>> start Data shown

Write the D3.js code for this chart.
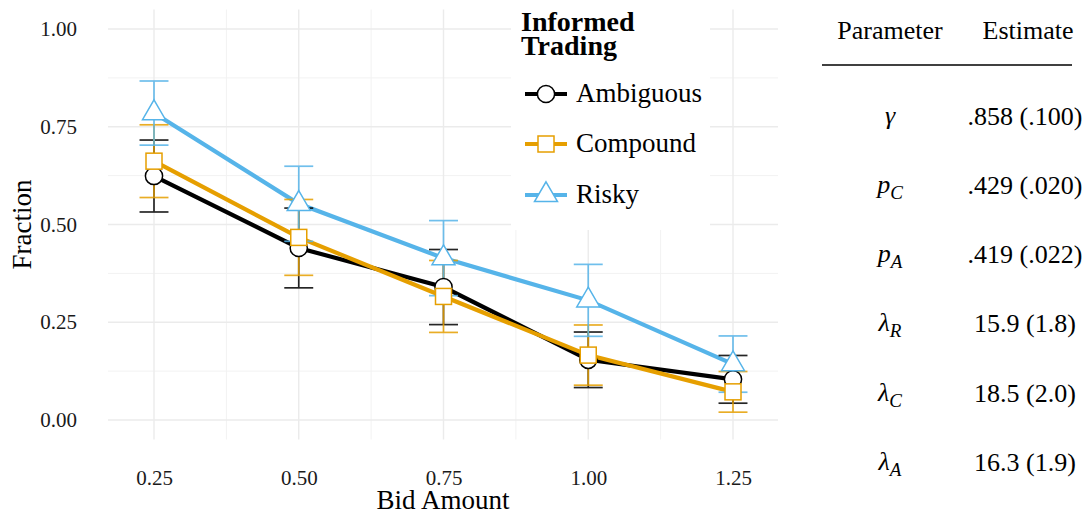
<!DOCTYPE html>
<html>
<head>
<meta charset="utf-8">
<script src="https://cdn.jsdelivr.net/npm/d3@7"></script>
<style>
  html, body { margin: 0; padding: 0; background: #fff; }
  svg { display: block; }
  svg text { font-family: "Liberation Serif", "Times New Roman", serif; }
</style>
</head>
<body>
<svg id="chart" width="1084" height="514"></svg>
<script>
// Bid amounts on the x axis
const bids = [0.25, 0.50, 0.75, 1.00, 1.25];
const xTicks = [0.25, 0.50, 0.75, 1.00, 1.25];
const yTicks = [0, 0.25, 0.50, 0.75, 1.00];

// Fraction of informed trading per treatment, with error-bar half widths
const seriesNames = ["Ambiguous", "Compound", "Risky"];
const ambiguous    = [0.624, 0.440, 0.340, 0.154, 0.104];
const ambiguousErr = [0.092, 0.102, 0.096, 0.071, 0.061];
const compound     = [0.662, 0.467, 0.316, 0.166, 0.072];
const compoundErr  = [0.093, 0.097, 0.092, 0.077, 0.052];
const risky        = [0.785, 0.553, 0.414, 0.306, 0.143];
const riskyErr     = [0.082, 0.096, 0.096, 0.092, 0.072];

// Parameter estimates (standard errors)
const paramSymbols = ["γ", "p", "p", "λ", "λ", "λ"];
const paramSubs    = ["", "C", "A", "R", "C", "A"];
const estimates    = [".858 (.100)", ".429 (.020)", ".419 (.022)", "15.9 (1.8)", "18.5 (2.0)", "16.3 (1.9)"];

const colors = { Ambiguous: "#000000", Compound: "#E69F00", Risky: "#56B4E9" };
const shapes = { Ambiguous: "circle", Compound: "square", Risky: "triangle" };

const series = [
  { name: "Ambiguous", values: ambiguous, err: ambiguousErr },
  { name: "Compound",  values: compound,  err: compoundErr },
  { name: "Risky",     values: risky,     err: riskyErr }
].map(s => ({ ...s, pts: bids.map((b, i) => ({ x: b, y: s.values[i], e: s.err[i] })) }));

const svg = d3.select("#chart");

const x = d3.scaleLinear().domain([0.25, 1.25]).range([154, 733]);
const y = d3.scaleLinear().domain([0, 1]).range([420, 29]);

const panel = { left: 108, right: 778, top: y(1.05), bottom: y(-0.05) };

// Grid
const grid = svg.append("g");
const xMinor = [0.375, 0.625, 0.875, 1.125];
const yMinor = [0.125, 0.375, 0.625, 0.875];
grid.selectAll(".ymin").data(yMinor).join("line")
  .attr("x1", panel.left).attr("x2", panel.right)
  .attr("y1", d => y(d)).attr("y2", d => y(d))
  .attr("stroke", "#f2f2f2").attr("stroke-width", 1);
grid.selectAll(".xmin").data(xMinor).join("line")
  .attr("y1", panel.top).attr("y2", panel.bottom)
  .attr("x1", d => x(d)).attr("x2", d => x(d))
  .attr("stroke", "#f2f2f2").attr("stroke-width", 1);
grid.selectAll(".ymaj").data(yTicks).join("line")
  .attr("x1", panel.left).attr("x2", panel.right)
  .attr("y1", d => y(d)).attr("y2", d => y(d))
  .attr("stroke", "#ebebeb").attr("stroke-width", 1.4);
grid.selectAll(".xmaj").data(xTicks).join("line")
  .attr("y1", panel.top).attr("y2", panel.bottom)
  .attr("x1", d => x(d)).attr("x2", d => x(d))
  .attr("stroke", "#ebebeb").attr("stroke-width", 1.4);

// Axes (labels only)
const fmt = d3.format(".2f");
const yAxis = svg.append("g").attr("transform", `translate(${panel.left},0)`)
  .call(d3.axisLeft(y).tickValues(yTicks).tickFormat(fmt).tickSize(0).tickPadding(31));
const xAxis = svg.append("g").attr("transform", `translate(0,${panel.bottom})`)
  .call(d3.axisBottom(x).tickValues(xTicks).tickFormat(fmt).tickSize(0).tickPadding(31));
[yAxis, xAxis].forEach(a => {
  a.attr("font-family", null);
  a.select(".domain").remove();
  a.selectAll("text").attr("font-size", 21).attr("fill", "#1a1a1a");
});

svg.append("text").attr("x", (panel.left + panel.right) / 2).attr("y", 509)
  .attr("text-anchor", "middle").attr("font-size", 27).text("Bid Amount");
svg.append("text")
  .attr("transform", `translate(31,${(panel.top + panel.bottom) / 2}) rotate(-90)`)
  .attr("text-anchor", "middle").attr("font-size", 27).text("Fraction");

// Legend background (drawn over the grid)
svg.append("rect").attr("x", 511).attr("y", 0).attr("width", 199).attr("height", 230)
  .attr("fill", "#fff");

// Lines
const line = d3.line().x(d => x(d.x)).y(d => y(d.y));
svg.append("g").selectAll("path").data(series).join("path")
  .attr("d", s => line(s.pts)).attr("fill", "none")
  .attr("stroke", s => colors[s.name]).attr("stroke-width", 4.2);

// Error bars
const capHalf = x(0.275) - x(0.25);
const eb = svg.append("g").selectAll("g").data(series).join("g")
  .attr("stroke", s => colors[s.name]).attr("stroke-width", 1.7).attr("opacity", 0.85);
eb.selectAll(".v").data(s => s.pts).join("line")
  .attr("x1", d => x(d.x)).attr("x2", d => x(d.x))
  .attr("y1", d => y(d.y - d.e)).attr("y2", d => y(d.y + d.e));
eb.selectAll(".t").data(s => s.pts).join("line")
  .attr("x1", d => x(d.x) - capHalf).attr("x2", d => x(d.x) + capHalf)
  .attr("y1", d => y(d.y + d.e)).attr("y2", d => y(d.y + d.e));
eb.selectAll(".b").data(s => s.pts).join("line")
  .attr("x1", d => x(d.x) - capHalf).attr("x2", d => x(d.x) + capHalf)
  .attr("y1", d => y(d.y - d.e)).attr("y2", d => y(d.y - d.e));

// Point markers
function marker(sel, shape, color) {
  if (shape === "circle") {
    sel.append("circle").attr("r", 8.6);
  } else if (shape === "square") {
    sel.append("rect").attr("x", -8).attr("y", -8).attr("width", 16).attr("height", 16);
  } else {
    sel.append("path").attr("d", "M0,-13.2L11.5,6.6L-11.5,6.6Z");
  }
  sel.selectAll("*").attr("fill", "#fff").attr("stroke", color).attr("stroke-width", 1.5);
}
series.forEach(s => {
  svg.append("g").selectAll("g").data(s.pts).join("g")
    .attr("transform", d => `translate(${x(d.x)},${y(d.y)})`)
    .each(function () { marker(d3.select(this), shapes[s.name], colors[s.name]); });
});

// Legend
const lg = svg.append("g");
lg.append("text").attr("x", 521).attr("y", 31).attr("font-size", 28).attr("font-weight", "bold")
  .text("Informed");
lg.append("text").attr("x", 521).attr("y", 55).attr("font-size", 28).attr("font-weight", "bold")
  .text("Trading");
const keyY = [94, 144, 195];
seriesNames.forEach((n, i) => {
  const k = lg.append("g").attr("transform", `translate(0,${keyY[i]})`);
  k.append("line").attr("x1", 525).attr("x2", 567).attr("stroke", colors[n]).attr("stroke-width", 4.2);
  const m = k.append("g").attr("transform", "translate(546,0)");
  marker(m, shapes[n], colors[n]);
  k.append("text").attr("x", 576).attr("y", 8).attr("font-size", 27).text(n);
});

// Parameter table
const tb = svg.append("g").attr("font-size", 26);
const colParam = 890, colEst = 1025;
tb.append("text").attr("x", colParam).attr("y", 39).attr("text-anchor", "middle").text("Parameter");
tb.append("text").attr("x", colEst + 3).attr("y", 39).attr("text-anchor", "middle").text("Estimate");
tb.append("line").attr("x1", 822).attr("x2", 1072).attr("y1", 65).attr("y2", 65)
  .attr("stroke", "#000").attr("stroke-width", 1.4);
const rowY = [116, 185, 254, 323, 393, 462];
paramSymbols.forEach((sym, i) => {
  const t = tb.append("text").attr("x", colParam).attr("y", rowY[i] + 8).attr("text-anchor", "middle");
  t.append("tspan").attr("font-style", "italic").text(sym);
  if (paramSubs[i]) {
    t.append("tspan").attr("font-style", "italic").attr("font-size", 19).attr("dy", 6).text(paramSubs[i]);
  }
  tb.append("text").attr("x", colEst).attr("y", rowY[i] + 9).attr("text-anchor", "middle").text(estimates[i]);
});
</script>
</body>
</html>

>> end Data shown

Problem to solve:
Transcribe the opening line of the listing above, please, and every line after it through the line with "const yTicks = [0, 0.25, 0.50, 0.75, 1.00];", word for word, without pictures.

Output of the task:
Write the D3.js code for this chart.
<!DOCTYPE html>
<html>
<head>
<meta charset="utf-8">
<script src="https://cdn.jsdelivr.net/npm/d3@7"></script>
<style>
  html, body { margin: 0; padding: 0; background: #fff; }
  svg { display: block; }
  svg text { font-family: "Liberation Serif", "Times New Roman", serif; }
</style>
</head>
<body>
<svg id="chart" width="1084" height="514"></svg>
<script>
// Bid amounts on the x axis
const bids = [0.25, 0.50, 0.75, 1.00, 1.25];
const xTicks = [0.25, 0.50, 0.75, 1.00, 1.25];
const yTicks = [0, 0.25, 0.50, 0.75, 1.00];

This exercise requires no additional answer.